Government officials from Argentina and Chile discuss the region’s experience of drafting the Territorial Integration Program that will facilitate the construction of this new link between the two countries.
South America is daring to dream of more profound forms of integration with a focus on human development. The Agua Negra Binational Tunnel PTI is an example of how an infrastructure project can improve the quality of people’s lives when it is complemented by a planning process that focuses on the territory in question and its economic, social, and environmental dynamics. This binational program is the result of work by Argentina and Chile to integrate their borders through infrastructure.
The efforts made by both countries, especially the governments of San Juan and La Rioja provinces in Argentina and Coquimbo in Chile, have proven that infrastructure can provide concrete answers for local inhabitants and the region’s population as a whole.
This PTI is a set of plans, programs, and projects (PPPs) and related actions and activities (AAs) that complement the tunnel itself and play a major part in expanding the region’s development potential. These PPPs aim to leverage the positive outcomes of constructing the tunnel and to mitigate or reduce factors that prevent people from fully taking advantage of these benefits.

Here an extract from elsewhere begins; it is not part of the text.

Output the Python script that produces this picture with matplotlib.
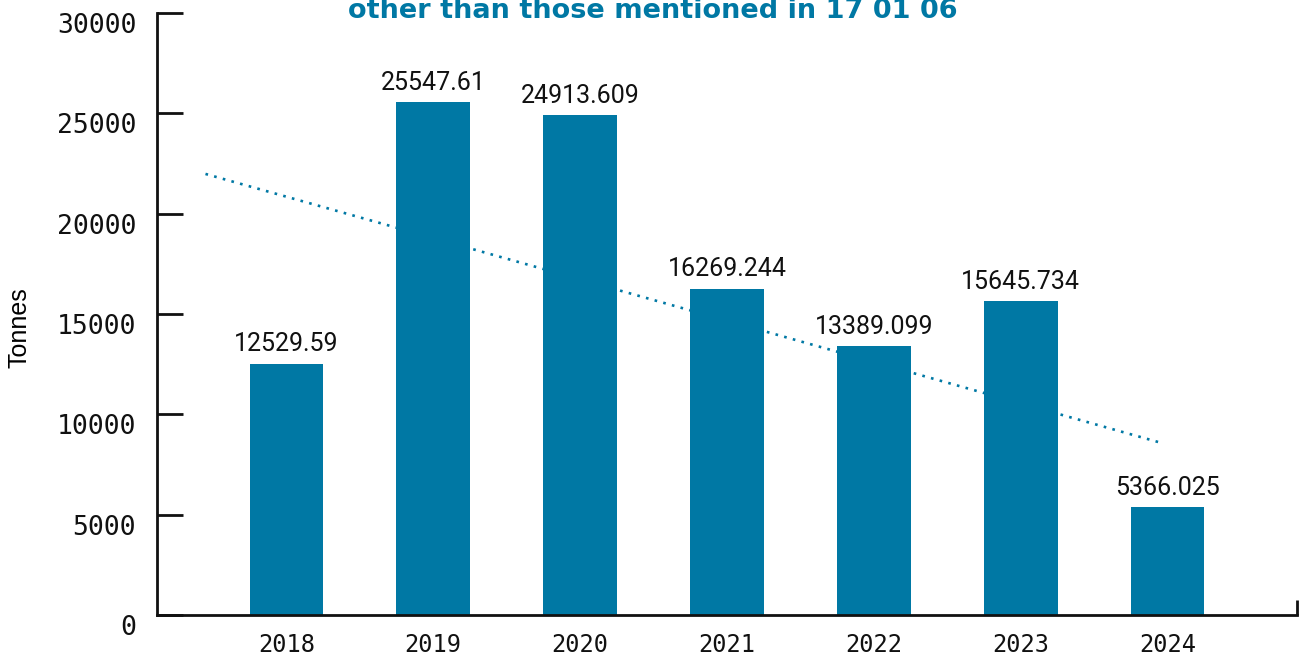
import numpy as np
import matplotlib.pyplot as plt
from matplotlib.transforms import ScaledTranslation

# Tonnes per year
years = ["2018", "2019", "2020", "2021", "2022", "2023", "2024"]
tonnes = [12529.59, 25547.61, 24913.609, 16269.244, 13389.099, 15645.734, 5366.025]
value_labels = ["12529.59", "25547.61", "24913.609", "16269.244", "13389.099", "15645.734", "5366.025"]

# Dotted trend line (start / end)
trend_x = [-0.55, 5.96]
trend_y = [21980, 8570]

y_ticks = [0, 5000, 10000, 15000, 20000, 25000, 30000]

blue = "#0078a4"

fig = plt.figure(figsize=(13.01, 6.58), dpi=100)
ax = fig.add_axes([157 / 1301, 1 - 615 / 658, 1140 / 1301, 602 / 658])

x = np.arange(len(years))
ax.bar(x, tonnes, width=0.5, color=blue, zorder=2)
ax.plot(trend_x, trend_y, color=blue, lw=1.9, ls=(0, (1, 2.4)), zorder=3)

for xi, v, lab in zip(x, tonnes, value_labels):
    ax.annotate(lab, (xi, v), xytext=(0, 9), textcoords="offset points",
                ha="center", va="baseline", fontsize=18, family="Roboto",
                color="#111111")

ax.set_xlim(-0.88, 6.88)
ax.set_ylim(0, 30000)

ax.spines["top"].set_visible(False)
ax.spines["right"].set_visible(False)
for s in ("left", "bottom"):
    ax.spines[s].set_linewidth(2)
    ax.spines[s].set_color("#111111")

ax.set_yticks(y_ticks)
ax.set_yticklabels([str(t) for t in y_ticks], family="DejaVu Sans Mono", fontsize=19)
ax.tick_params(axis="y", direction="in", length=19, width=2, pad=15, colors="#111111")
shift = ScaledTranslation(0, -0.1, fig.dpi_scale_trans)
for lab in ax.get_yticklabels():
    lab.set_transform(lab.get_transform() + shift)

ax.set_xticks(x)
ax.set_xticklabels(years, family="DejaVu Sans Mono", fontsize=17)
ax.tick_params(axis="x", length=0, pad=13, colors="#111111")
ax.set_xticks([6.88], minor=True)
ax.tick_params(axis="x", which="minor", direction="in", length=11, width=2, color="#111111")

ax.set_ylabel("Tonnes", fontsize=18, family="Liberation Sans", labelpad=0)
ax.yaxis.set_label_coords(-0.1105, 0.478)

fig.text(653 / 1301, 1 - 18 / 658, "other than those mentioned in 17 01 06",
         ha="center", va="baseline", fontsize=19.5, fontweight="bold", color=blue)

fig.savefig("out.png", dpi=100)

The Agua Negra tunnel is a massive project that poses significant technical, institutional, and financial challenges for Argentina and Chile. When work begins, it will be essential to fine-
tune coordination between the construction of the tunnel itself and the implementation of the PTI (in other words, planning the development of the area around the tunnel). This is an ongoing project that will not finish when the tunnel is officially opened, but instead entails long-term coordination-related challenges for the two countries.